Industry players and tax consultants expect that the new angel tax rules and valuation mechanism for Compulsorily Convertible Preference Shares (CCPS) will provide the much need relief to start-ups.

The Central Board of Direct Taxes (CBDT) has notified amendments in Rule 11UA of Income Tax Rules, 1962, retaining the draft made public in May. Also, it separately introduced a mechanism for arriving at the fair market value of CCPS for investments from residents as well as non-resident.

Mayank Singh, Co-founder of Campus 365, said the finance ministry’s role in introducing and amending angel tax policies has influenced investor confidence, ease of doing business and the growth of start-ups in India. Impact of new valuation methods has enhanced precision, risk assessment and tailored valuations, improving financial analysis and investment decisions.

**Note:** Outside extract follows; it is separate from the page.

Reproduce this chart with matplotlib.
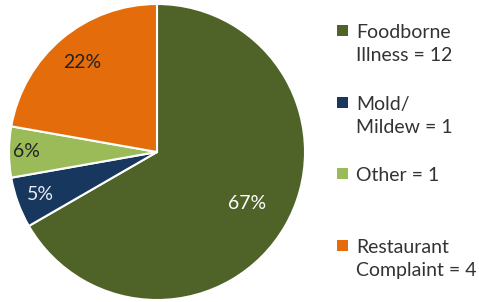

“The introduction of these valuation methods has significantly impacted financial analysis and investment decision-making. These methods have improved precision, allowed for better risk assessment and made valuations more tailored to specific industries and asset classes, ultimately contributing to more informed investment strategies and decisions,” he said.

‘Much-needed relief’

According to Gaurav VK Singhvi, Co-Founder of We Founder Circle, these policy changes are significant as it provides much-needed relief by reducing the tax burden for both start-ups and investors. Moreover, “it streamlines the taxation process, fostering a more favorable environment for investment and innovation,” he said.

Tax consultants feel that new notification will bring a lot a clarity in tax mechanism. Amit Agarwal, Partner, Nangia and Co LLP, said the amendments bring positive changes by offering taxpayers multiple valuation methods, simplifying the valuation date consideration, incentivising venture capital investments, facilitating investments from notified entities, providing clarity on compulsorily convertible preference shares, and encouraging foreign investments.

“The inclusion of a tolerance threshold for minor valuation discrepancies further enhances efficiency and fairness in tax assessments, ultimately benefiting both taxpayers and the government,” he said.

Subramaniam Krishnan, Partner, Private Equity Tax, EY India said that the introduction of five alternative valuation methods for the valuation of equity shares, which hitherto could only be valued based on NAV and discounted free cash flow methods, should provide more flexibility to merchant bankers for the valuation of a company.

“The extension of the valuation methods, the 10 per cent safe harbor, comparable transaction-based pricing, etc, to compulsorily convertible preference shares provides the desired flexibility given that a substantial number of transactions in Indian companies are structured in the form of investments in such convertible instruments,” he said.

According to Atul Puri, Managing Partner and with SW India, the amended rule will bring in more clarity for both investor and investee about which valuation method can be adopted, thereby, reducing the chances of any future litigation and addressing illegitimate or non-genuine transactions while promoting investments in eligible start-ups.

Anil Talreja, Partner, Deloitte India, hopes that the investors will now get a push to consummate their investment in Indian companies. “One issue that needs to be seen is whether these announcements can be regarded as clarificatory in nature and hence retrospective in interpretation or whether these would be applicable from immediate effect as per the plain reading of the notification,” he said.